About Fifty-one persons in South Korea have reportedly tested positive again for COVID-19 after they had recovered and been discharged from quarantine.
The patients, from the city of Daegu, were said to have been placed in quarantine after being diagnosed with the virus. Days after being released from quarantine they then tested positive.
Xinhua, China’s official state-run press agency, quoted Korea’s Centers for Disease Control and Prevention (KCDC) on Monday, as saying that the virus was likely “reactivated”, rather than patients becoming re-infected.
As a result of this, the KCDC has concluded plans to send a team of investigators to Daegu, the country’s worst hit region, to conduct an epidemiological investigation into the cases.
The development also goes in contradiction with current studies on how the virus works with Paul Hunter, an infectious diseases professor at the University of East Anglia, dismissing the claim.
Hunter told Daily Mail that the explanation lacks any evidence and attributed a second positive result to a previous wrong result that happens in one out of five tests due to unreliability of swab samples.
“I agree that these will not be reinfections but I do not think these will be reactivations. Personally, I think the most likely explanation is that the clearance samples were false negative. It does appear that swabs for the virus are not 100 per cent reliable,” he said.
In his part, Mark Harris, a virology professor at University of Leeds, said that more reinfection calls for concern but ultimately agreed that a reactivation is unlikely due to presence of immunity already built up by the body system towards the virus.

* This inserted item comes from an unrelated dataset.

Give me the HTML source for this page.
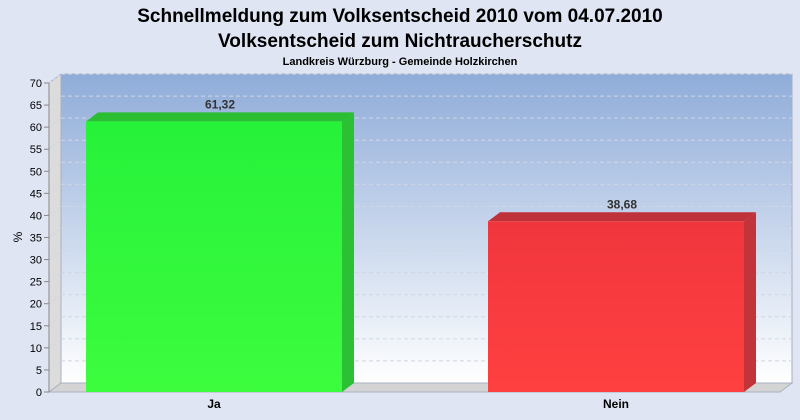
<!DOCTYPE html>
<html><head><meta charset="utf-8"><style>
html,body{margin:0;background:#dfe5f3;overflow:hidden;width:800px;height:420px;}
svg{display:block;}
text{font-family:"Liberation Sans",sans-serif;}
</style></head><body>
<svg width="800" height="420" viewBox="0 0 800 420">
<defs>
<linearGradient id="bg" x1="0" y1="0" x2="0" y2="1"><stop offset="0" stop-color="#8facd9"/><stop offset="1" stop-color="#ffffff"/></linearGradient>
<linearGradient id="gG" x1="0" y1="0" x2="0" y2="1"><stop offset="0" stop-color="#26f23a"/><stop offset="1" stop-color="#3dfc3e"/></linearGradient>
<linearGradient id="gR" x1="0" y1="0" x2="0" y2="1"><stop offset="0" stop-color="#f0363d"/><stop offset="1" stop-color="#ff4040"/></linearGradient>
</defs>
<rect width="800" height="420" fill="#dfe5f3"/>
<text x="400" y="22" text-anchor="middle" font-size="19" font-weight="bold">Schnellmeldung zum Volksentscheid 2010 vom 04.07.2010</text>
<text x="400" y="47" text-anchor="middle" font-size="19" font-weight="bold">Volksentscheid zum Nichtraucherschutz</text>
<text x="400" y="65" text-anchor="middle" font-size="11" font-weight="bold">Landkreis Würzburg - Gemeinde Holzkirchen</text>
<g id="plot"></g>
<text x="22" y="237" font-size="12" transform="rotate(-90 22 237)" text-anchor="middle">%</text>
</svg>
<script>
const categories=["Ja","Nein"];
const values=[61.32,38.68];
const valueLabels=["61,32","38,68"];
const colors=["url(#gG)","url(#gR)"];
const sideColors=["#2cc034","#c0343a"];
const topColors=["#2bbd32","#c0323a"];
const ticks=[0,5,10,15,20,25,30,35,40,45,50,55,60,65,70];
const NS="http://www.w3.org/2000/svg";
const g=document.getElementById('plot');
const x0=49,y0=392,dx=12,dy=-9,xEnd=780,ymax=70,plotH=309;
const bandStart=13,slot=402,bw=256;
const y=v=>y0-v/ymax*plotH;
function el(t,a,p){const e=document.createElementNS(NS,t);for(const k in a)e.setAttribute(k,a[k]);(p||g).appendChild(e);return e;}
let w=el('rect',{x:x0+dx,y:y(70)+dy,width:xEnd-x0,height:plotH,fill:'url(#bg)',stroke:'#a8afc0'});

let lw=el('polygon',{points:`${x0},${y0} ${x0+dx},${y0+dy} ${x0+dx},${y(70)+dy} ${x0},${y(70)}`,fill:'#dcdcdc',stroke:'#a8afc0'});

let fl=el('polygon',{points:`${x0},${y0} ${x0+dx},${y0+dy} ${xEnd+dx},${y0+dy} ${xEnd},${y0}`,fill:'#d4d4d4',stroke:'#a8afc0'});

ticks.forEach(t=>{
 if(t>0){let l=el('line',{x1:x0+dx,x2:xEnd+dx,y1:y(t)+dy,y2:y(t)+dy,stroke:'#d0d6e2','stroke-dasharray':'4,3'});
 
 let d=el('line',{x1:x0,x2:x0+dx,y1:y(t),y2:y(t)+dy,stroke:'#d0d6e2','stroke-dasharray':'3,2'});
 }
 let tk=el('line',{x1:x0-5,x2:x0,y1:y(t),y2:y(t),stroke:'#888'});
 
 let tx=el('text',{x:x0-7,y:y(t)+4,'text-anchor':'end','font-size':'11'});tx.textContent=t;
 
});
let ax=el('line',{x1:x0,x2:x0,y1:y0,y2:y(70),stroke:'#888'});

categories.forEach((c,i)=>{
 const cx=bandStart+slot*(i+0.5), bx=cx-bw/2, by=y(values[i]);
 const grp=el('g',{});
 el('polygon',{points:`${bx+bw},${y0} ${bx+bw+dx},${y0+dy} ${bx+bw+dx},${by+dy} ${bx+bw},${by}`,fill:sideColors[i]},grp);
 el('polygon',{points:`${bx},${by} ${bx+dx},${by+dy} ${bx+bw+dx},${by+dy} ${bx+bw},${by}`,fill:topColors[i]},grp);
 el('rect',{x:bx,y:by,width:bw,height:y0-by,fill:colors[i]},grp);
 let vl=el('text',{x:cx+dx/2,y:by+dy-4,'text-anchor':'middle','font-size':'12','font-weight':'bold',fill:'#333'});vl.textContent=valueLabels[i];
 
 let cl=el('text',{x:cx,y:408,'text-anchor':'middle','font-size':'12','font-weight':'bold'});cl.textContent=c;
 
});
</script>
</body></html>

“The reports that patients who tested negative subsequently tested positive again is clearly of concern. It is unlikely that they would have been re-infected having cleared the virus, as they would most likely have mounted an immune response to the virus that would prevent such reinfection,” he said.
“The other possibility therefore is that they did not in fact clear the infection but remained persistently infected.”
Japan had recorded first known case of a person being re-diagnosed with COVID-19 in February. The patient was said to have tested positive on February 26 after a negative result on February 6.
Masaya Yamato, director of Rinku General Medical Center’s infectious diseases center in Japan had rejected the possibility of reinfection in individuals who recovered fully after showing symptoms.
He claimed that individuals who went through full course of the disease would have fully developed antibodies.
“A recovery [of asymptomatic positive patients] doesn’t mean the virus is gone— it is dormant. A patient who contracts the virus needs about 14 days, or longer in some patients like the elderly, to produce the antibodies,” Yamato said.